═════ DATASET SECTION
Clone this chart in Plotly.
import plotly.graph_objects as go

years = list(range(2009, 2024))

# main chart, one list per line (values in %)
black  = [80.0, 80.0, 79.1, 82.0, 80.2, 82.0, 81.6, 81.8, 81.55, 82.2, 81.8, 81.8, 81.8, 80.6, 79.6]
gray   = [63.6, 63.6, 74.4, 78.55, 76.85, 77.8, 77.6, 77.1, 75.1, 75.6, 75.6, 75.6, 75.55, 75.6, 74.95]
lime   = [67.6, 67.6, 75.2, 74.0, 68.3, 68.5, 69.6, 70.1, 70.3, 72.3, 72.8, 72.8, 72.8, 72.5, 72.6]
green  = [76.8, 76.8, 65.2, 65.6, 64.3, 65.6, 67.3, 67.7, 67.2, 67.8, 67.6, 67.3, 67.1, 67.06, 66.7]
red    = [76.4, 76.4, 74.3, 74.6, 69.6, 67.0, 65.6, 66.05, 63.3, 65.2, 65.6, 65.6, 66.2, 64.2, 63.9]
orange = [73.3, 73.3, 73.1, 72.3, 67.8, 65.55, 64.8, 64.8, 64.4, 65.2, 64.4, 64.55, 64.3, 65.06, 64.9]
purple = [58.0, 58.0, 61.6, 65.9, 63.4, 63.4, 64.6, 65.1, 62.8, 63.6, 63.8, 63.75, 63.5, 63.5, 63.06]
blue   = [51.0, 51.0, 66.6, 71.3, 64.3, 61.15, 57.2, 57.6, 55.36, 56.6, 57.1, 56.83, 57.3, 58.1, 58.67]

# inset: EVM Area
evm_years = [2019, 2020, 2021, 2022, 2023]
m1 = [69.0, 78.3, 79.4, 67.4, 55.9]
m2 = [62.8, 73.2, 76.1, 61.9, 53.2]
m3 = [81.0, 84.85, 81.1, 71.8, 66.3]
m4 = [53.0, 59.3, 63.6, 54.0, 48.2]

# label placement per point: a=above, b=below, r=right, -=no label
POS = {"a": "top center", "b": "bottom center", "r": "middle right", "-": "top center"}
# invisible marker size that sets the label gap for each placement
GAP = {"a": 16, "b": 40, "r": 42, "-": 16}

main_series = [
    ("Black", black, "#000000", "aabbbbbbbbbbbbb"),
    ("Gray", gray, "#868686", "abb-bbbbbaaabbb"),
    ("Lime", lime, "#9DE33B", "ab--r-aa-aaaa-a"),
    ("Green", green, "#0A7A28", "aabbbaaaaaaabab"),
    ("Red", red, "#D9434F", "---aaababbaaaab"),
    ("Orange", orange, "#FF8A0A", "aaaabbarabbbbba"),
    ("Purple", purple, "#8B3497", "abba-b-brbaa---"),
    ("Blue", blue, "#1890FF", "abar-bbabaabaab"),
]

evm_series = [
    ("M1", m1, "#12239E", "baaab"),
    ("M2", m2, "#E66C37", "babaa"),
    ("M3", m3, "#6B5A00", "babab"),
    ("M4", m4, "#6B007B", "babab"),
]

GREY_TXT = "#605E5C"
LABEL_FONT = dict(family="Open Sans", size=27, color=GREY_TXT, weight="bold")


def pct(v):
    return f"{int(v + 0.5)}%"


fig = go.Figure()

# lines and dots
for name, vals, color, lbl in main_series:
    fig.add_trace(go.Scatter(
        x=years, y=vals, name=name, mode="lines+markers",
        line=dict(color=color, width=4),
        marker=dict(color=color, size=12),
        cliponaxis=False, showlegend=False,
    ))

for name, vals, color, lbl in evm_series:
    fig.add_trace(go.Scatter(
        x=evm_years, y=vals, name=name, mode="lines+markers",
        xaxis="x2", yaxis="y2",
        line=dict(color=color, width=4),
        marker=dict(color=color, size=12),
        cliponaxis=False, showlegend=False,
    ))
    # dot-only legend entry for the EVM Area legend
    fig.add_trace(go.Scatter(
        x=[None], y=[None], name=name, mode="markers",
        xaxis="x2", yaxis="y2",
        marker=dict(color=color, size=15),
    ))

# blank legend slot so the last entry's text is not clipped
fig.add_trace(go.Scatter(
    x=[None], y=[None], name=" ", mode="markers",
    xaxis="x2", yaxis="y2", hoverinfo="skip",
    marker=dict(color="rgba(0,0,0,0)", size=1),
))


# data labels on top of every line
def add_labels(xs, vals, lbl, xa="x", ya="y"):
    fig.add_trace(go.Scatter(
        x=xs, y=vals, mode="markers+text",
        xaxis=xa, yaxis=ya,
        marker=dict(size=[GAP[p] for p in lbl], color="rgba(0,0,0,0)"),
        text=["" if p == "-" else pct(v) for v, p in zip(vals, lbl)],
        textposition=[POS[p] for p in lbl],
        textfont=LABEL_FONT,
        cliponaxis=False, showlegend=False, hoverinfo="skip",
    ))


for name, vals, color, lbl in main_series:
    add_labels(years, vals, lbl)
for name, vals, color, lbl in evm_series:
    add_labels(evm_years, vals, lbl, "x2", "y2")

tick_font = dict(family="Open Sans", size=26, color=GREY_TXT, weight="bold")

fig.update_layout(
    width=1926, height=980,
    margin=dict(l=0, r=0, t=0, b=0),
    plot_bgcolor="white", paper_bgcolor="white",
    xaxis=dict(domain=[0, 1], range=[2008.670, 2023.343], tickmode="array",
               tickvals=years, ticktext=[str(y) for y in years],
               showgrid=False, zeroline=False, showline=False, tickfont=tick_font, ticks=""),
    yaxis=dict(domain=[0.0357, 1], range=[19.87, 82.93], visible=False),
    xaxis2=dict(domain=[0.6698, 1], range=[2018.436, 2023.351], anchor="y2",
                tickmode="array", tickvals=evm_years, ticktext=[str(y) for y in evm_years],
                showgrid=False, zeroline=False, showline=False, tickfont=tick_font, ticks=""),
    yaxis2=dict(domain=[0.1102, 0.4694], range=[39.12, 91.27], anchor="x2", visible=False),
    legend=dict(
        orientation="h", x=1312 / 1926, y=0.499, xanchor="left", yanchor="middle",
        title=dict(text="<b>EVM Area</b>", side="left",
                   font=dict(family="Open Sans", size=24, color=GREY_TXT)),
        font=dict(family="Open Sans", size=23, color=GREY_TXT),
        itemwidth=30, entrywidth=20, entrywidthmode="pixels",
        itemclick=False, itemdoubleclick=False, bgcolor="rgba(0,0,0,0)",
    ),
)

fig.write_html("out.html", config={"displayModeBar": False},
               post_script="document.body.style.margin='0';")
══════════
THE REQUEST »
Return a word-for-word copy of the lines from the beginning of the listing to the line holding "years = list(range(2009, 2024))", both kept.

RESULT FOR THIS EXERCISE »
Clone this chart in Plotly.
import plotly.graph_objects as go

years = list(range(2009, 2024))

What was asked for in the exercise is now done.